John Gerstner, the President of Communiteligence, led an overflow audience (not enough chairs, people sitting on the floor) in an early-morning exploration of E-collaboration and online communities.Some of his observations:
- People are knowledge-sharers by nature.
- Until now, there has been a huge difference between the quality of interaction possible in the real world and the virtual world. For online communities, its’ all about bandwidth. And bandwidth is expanding. As this happens, the virtual world will move closer to the real world in quality of experience.
- Communities of Practice: A group of peers with a common sense of purpose who agree to work together, to share knowledge, to achieve common ends.
- Trust is essential for the creation of a community of practice.
- Knowledge sharing in a virtual community will not work if it is seen as an additional responsibility. It should be integrated into the basic function and tools.
- Why is this important? Because we’re drowning in information. At the same time, as jobs are more complex, we need faster better informed decisions.
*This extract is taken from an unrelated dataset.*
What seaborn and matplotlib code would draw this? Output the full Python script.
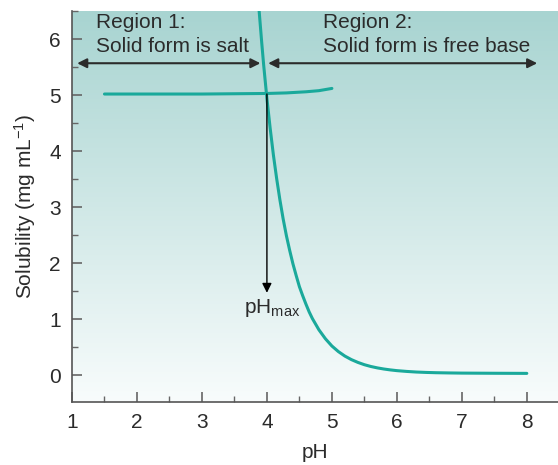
#!/usr/bin/env python3

import matplotlib
matplotlib.use('Agg')
import matplotlib.pyplot as plt
from matplotlib.colors import LinearSegmentedColormap
from matplotlib.ticker import MultipleLocator
import numpy as np
import pandas as pd
import seaborn as sns


# Salt solubility plateau (region 1)
SALT_PH = [1.5, 2.0, 2.5, 3.0, 3.5, 4.0, 4.3, 4.6, 4.8, 5.0]
SALT_S = [5.02, 5.02, 5.02, 5.02, 5.025, 5.03, 5.04, 5.06, 5.08, 5.12]

# Free base solubility curve (region 2)
BASE_PH = [3.88, 3.92, 3.95, 4.0, 4.05, 4.1, 4.15, 4.2, 4.25, 4.3, 4.35,
           4.4, 4.45, 4.5, 4.55, 4.6, 4.65, 4.7, 4.8, 4.9, 5.0, 5.1, 5.2,
           5.3, 5.4, 5.5, 5.6, 5.7, 5.8, 5.9, 6.0, 6.15, 6.3, 6.45, 6.6,
           6.8, 7.0, 7.5, 8.0]
BASE_S = [6.51, 5.94, 5.54, 4.94, 4.41, 3.93, 3.51, 3.13, 2.79, 2.49, 2.23,
          1.99, 1.78, 1.58, 1.42, 1.27, 1.13, 1.01, 0.81, 0.65, 0.52, 0.42,
          0.34, 0.277, 0.227, 0.186, 0.154, 0.129, 0.109, 0.093, 0.080,
          0.066, 0.055, 0.048, 0.043, 0.039, 0.036, 0.033, 0.031]

PH_MAX = 4.0
S_MAX = 5.02

TEAL = '#1aa99b'
DARK = '#2b2b2b'

sns.set_style('ticks')
plt.rcParams['font.family'] = ['Liberation Sans', 'DejaVu Sans']
plt.rcParams['font.size'] = 15
plt.rcParams['mathtext.fontset'] = 'custom'
plt.rcParams['mathtext.rm'] = 'Liberation Sans'
plt.rcParams['mathtext.it'] = 'Liberation Sans:italic'

fig = plt.figure(figsize=(5.58, 4.65), dpi=100)
ax = fig.add_axes([0.129, 0.1355, 0.871, 0.8405])

xlim = (1, 8.48)
ylim = (-0.48, 6.5)

# Background gradient
cmap = LinearSegmentedColormap.from_list('bg', ['#f8fcfc', '#a8d4d1'])
grad = np.linspace(0, 1, 256).reshape(-1, 1)
ax.imshow(grad, aspect='auto', cmap=cmap, origin='lower',
          extent=[xlim[0], xlim[1], ylim[0], ylim[1]], zorder=0)

salt = pd.DataFrame({'pH': SALT_PH, 'S': SALT_S})
base = pd.DataFrame({'pH': BASE_PH, 'S': BASE_S})
sns.lineplot(data=salt, x='pH', y='S', color=TEAL, lw=2.2, ax=ax,
             sort=False, zorder=3)
sns.lineplot(data=base, x='pH', y='S', color=TEAL, lw=2.2, ax=ax,
             sort=False, zorder=3)

# pHmax drop line
ax.annotate('', xy=(PH_MAX, 1.47), xytext=(PH_MAX, S_MAX),
            arrowprops=dict(arrowstyle='-|>', color='black', lw=1.0,
                            mutation_scale=14, shrinkA=0, shrinkB=0))
ax.text(4.08, 1.2, 'pH$_{\\mathrm{max}}$', ha='center', va='center',
        fontsize=15, color=DARK)

# Region arrows
arrow_y = 5.57
for x0, x1 in [(1.08, 3.9), (4.02, 8.16)]:
    ax.annotate('', xy=(x0, arrow_y), xytext=(x1, arrow_y),
                arrowprops=dict(arrowstyle='<|-|>', color=DARK, lw=1.5,
                                mutation_scale=14, shrinkA=0, shrinkB=0))
ax.text(1.37, 6.3, 'Region 1:', ha='left', va='center', color=DARK)
ax.text(1.37, 5.86, 'Solid form is salt', ha='left', va='center', color=DARK)
ax.text(4.86, 6.3, 'Region 2:', ha='left', va='center', color=DARK)
ax.text(4.86, 5.86, 'Solid form is free base', ha='left', va='center',
        color=DARK)

ax.set_xlim(*xlim)
ax.set_ylim(*ylim)
ax.xaxis.set_major_locator(MultipleLocator(1))
ax.xaxis.set_minor_locator(MultipleLocator(0.5))
ax.yaxis.set_major_locator(MultipleLocator(1))
ax.yaxis.set_minor_locator(MultipleLocator(0.5))
ax.tick_params(which='major', direction='in', length=7, width=1.2,
               color='#666666', labelsize=15, labelcolor=DARK, pad=8)
ax.tick_params(which='minor', direction='in', length=4, width=1.0,
               color='#666666')
ax.set_xticks([1, 2, 3, 4, 5, 6, 7, 8])
ax.set_yticks([0, 1, 2, 3, 4, 5, 6])

for side in ['top', 'right']:
    ax.spines[side].set_visible(False)
for side in ['left', 'bottom']:
    ax.spines[side].set_color('#555555')
    ax.spines[side].set_linewidth(1.2)

ax.set_xlabel('pH', fontsize=15, color=DARK, labelpad=8)
ax.set_ylabel('Solubility (mg mL$^{-1}$)', fontsize=15, color=DARK,
              labelpad=8)

fig.savefig('out.png', dpi=100)
plt.close()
- Good communication requires good knowledge sharing.
- E-mail is a terrible collaboration tool. Knowledge sharing has to be absolutely easy and not and add-on.
- Setting up and nurturing online collaboration is a long and winding journey.
- The new social media tools have brought knowledge sharing to our doorstep.
- What’s hot? MySpace.com; Cyworld.com; flickr.com; del.icio.us; digg.com; youtube.com; tagworld.com.
- These social media tools make it easy and fun for people to express themselves online. They ease knowledge publishing and searching for it.
After his initial remarks, Gerstner engaged the audience in a community forming exercise. Lot’s of noise. Initial chaos. Laughter. People getting to know others who five minutes ago were strangers. Order emerging. At the end of the process, groups had formed a variety of communities, each using a range of collaborative tools. An interesting exercise that brought people together and stimulated conversation.